Registos de Cinema II: Séraphine, de Martin Provost, 2008



Da mesma forma que uma personagem é um encontro de um ser com um destino de que não pode desviar-se, seres reais, ou deveria dizer fictícios?, caminham toda a sua vida por uma via estreita da qual, mesmo podendo, não se desviam. Para fugir ao mundo, por infantilidade, por loucura, por soberba, por “visionarismo”, não importa, por alguma razão se concentram numa parte de si e da sua imaginação e se de dedicam com fervor religioso a uma identidade que esculpem para a imortalidade.

Séraphine de Louis (dita de Senlis, 1864-1942) foi um ser que se tornou uma personagem pelo voto devocional ao chamamento de uma voz, de um anjo da guarda. Todo o seu trabalho como pintora foi uma espécie de caminho para um fim anunciado que a conduziu à loucura.. Vivia numa alienação do mundo quotidiano, ainda que nele trabalhasse com sentido prático (ter dinheiro para as suas telas e pincéis). Todo o seu tempo era dedicado à pintura que uns chamavam “naive” e outros primitiva.

O aparecimento do coleccionador alemão Wilhelm Uhde foi uma luz que a iluminou, como que a confirmação do que ela sempre esperara, ou acalentara. Ele reconheceu-a, ele apoiou-a, enalteceu-a e deu-lhe uma vida como pintora. Ela tinha finalmente descoberto o seu amor. Na sua loucura gastou todo o seu dinheiro num vestido de noiva e numa mansão presumindo que se ia casar com Uhde.

A força de ser uma personagem conduziu-a à mesma tragédia de qualquer personagem: o choque com o real foi irreparável. Séraphine saiu do benefício da dúvida que todos lhe davam e, vestida de improvável noiva, passeou de madrugada pelas ruas da vila anunciando que chegara o dia. Foi internada. A sua pintura sobreviveu. Naive.

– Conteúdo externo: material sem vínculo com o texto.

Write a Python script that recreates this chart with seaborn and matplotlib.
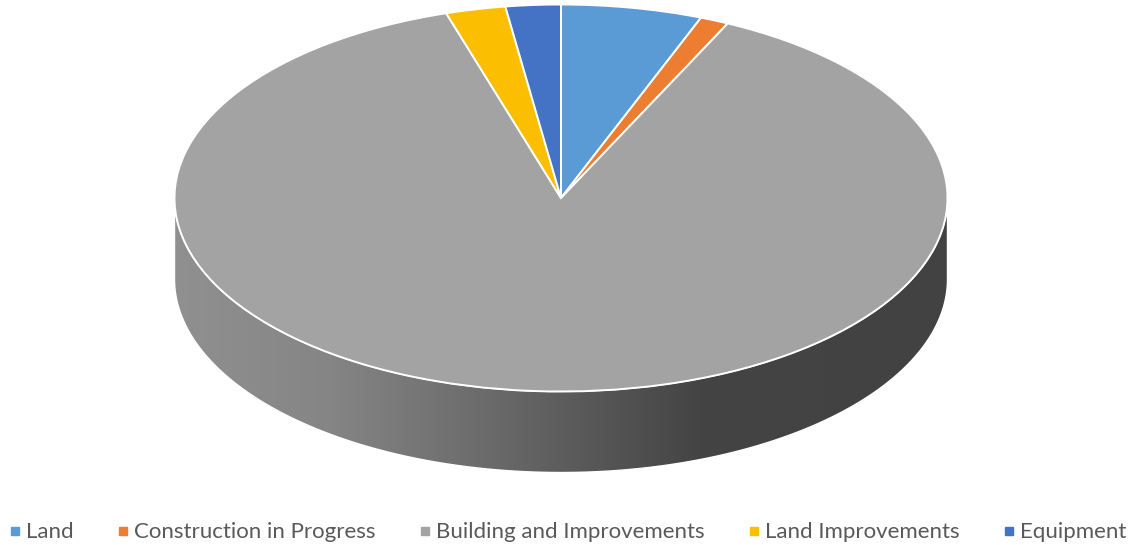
import numpy as np
import matplotlib
matplotlib.use('Agg')
import matplotlib.pyplot as plt
import seaborn as sns
from matplotlib.colors import LinearSegmentedColormap
from matplotlib.lines import Line2D
from matplotlib.patches import Polygon

categories = ['Land', 'Construction in Progress', 'Building and Improvements',
              'Land Improvements', 'Equipment']
values = [5.9, 1.2, 88.1, 2.5, 2.3]
slice_colors = ['#5B9BD5', '#ED7D31', '#A3A3A3', '#FBBE00', '#4472C4']

sns.set_theme(style='white')
plt.rcParams['font.family'] = ['Lato', 'DejaVu Sans']
palette = sns.color_palette(slice_colors)

W, H = 1132, 545
cx, cy = 561, 198        # centre of the top face, pixels from top left
rx, ry = 386.5, 193.5    # radii of the top face
depth = 81 / ry          # height of the side wall in y units

fig = plt.figure(figsize=(W / 100, H / 100), dpi=100)
ax = fig.add_axes([0, 0, 1, 1])

# side wall: grey gradient clipped to the band under the front of the ellipse
t = np.linspace(np.pi, 2 * np.pi, 300)
top_edge = np.column_stack([np.cos(t), np.sin(t)])
bottom_edge = np.column_stack([np.cos(t), np.sin(t) - depth])[::-1]
band = Polygon(np.vstack([top_edge, bottom_edge]), closed=True, transform=ax.transData,
               facecolor='none', edgecolor='white', linewidth=1.0, zorder=2)
ax.add_patch(band)

side_cmap = LinearSegmentedColormap.from_list(
    'side', [(0, '#909090'), (0.2, '#858585'), (0.38, '#6E6E6E'),
             (0.55, '#565656'), (0.68, '#444444'), (1, '#424242')])
gradient = np.linspace(0, 1, 512).reshape(1, -1)
img = ax.imshow(gradient, cmap=side_cmap, extent=(-1, 1, -1 - depth, 1), aspect='auto', zorder=1)
img.set_clip_path(band)

# top face
ax.pie(values, colors=palette, startangle=90, counterclock=False, radius=1, center=(0, 0),
       wedgeprops={'edgecolor': 'white', 'linewidth': 1.4, 'zorder': 3}, frame=True)

# pie forces an equal aspect, put the squashed perspective back
ax.set_aspect('auto')
ax.set_xlim(-cx / rx, (W - cx) / rx)
ax.set_ylim(-(H - cy) / ry, cy / ry)
ax.axis('off')

handles = [Line2D([], [], linestyle='none', marker='s', markersize=5.6, color=c) for c in palette]
leg = ax.legend(handles, categories, loc='lower center', bbox_to_anchor=(0.498, -0.032), ncol=5,
                frameon=False, fontsize=16, labelcolor='#595959', handletextpad=-0.1,
                columnspacing=1.62, handlelength=1.2)

fig.savefig('out.png', dpi=100)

E ela, que delirou pelos campos de flores, amou as árvores e se banhou em conúbio com o rio, encontrou a paz no vento que soprava nos prados e nas colinas onde se sentava com os olhos fechados e com um “petit sourrire”, vingado, de quem encontra comprazimento naquela suave e simples sensação. Os elementos foram os seus amantes.